Edgar Melvin Sampson (October 31, 1907 – January 16, 1973), nicknamed "The Lamb", was an American jazz composer, arranger, saxophonist, and violinist. Born in New York City, he started playing violin at age six and picked up the saxophone in high school. He worked as an arranger and composer for many jazz bands in the 1930s and '40s, his most notable composition being "Stompin' at the Savoy".
Life and career
Born Edgar Melvin Sampson in 1907, Sampson started his professional career in 1924 with a violin piano duo with Joe Colman. Through the rest of the twenties and early thirties he played with many bands including those of Charlie "Fess" Johnson, Duke Ellington, Rex Stewart and Fletcher Henderson. In 1933 he joined the Chick Webb band. It is while with Webb that Sampson created his most enduring work as a composer, writing "Stompin' at the Savoy" and "Don't Be That Way". He left the Webb band in 1936 with a reputation as a composer and arranger that led to freelance work with Benny Goodman, Artie Shaw, Red Norvo, Teddy Hill, Teddy Wilson and Chick Webb.
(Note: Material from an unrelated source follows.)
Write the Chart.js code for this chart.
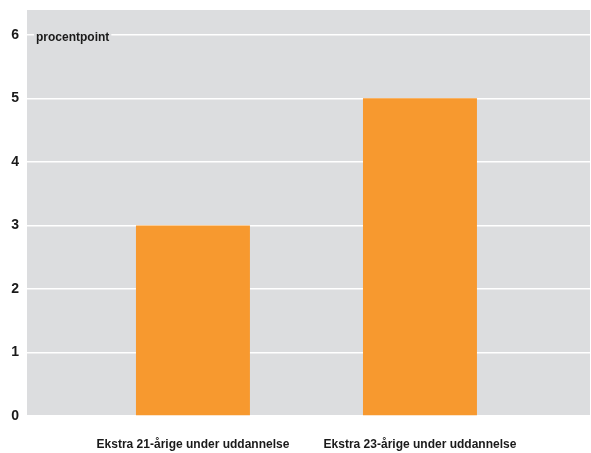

Edgar Sampson became a student of the Schillinger System in the early 1940s. He continued to play sax through the late forties and started his own band (1949-1951). In the late forties through the fifties he worked with Latin performers such as Marcelino Guerra, Tito Rodríguez and Tito Puente as an arranger. He recorded one album under his own name, Swing Softly Sweet Sampson in 1956. Due to illness, he stopped working in the late sixties.
His daughter, Grace Sampson, also studied music and co-wrote the standard "Mambo Inn" with Mario Bauzá and Bobby Woodlen.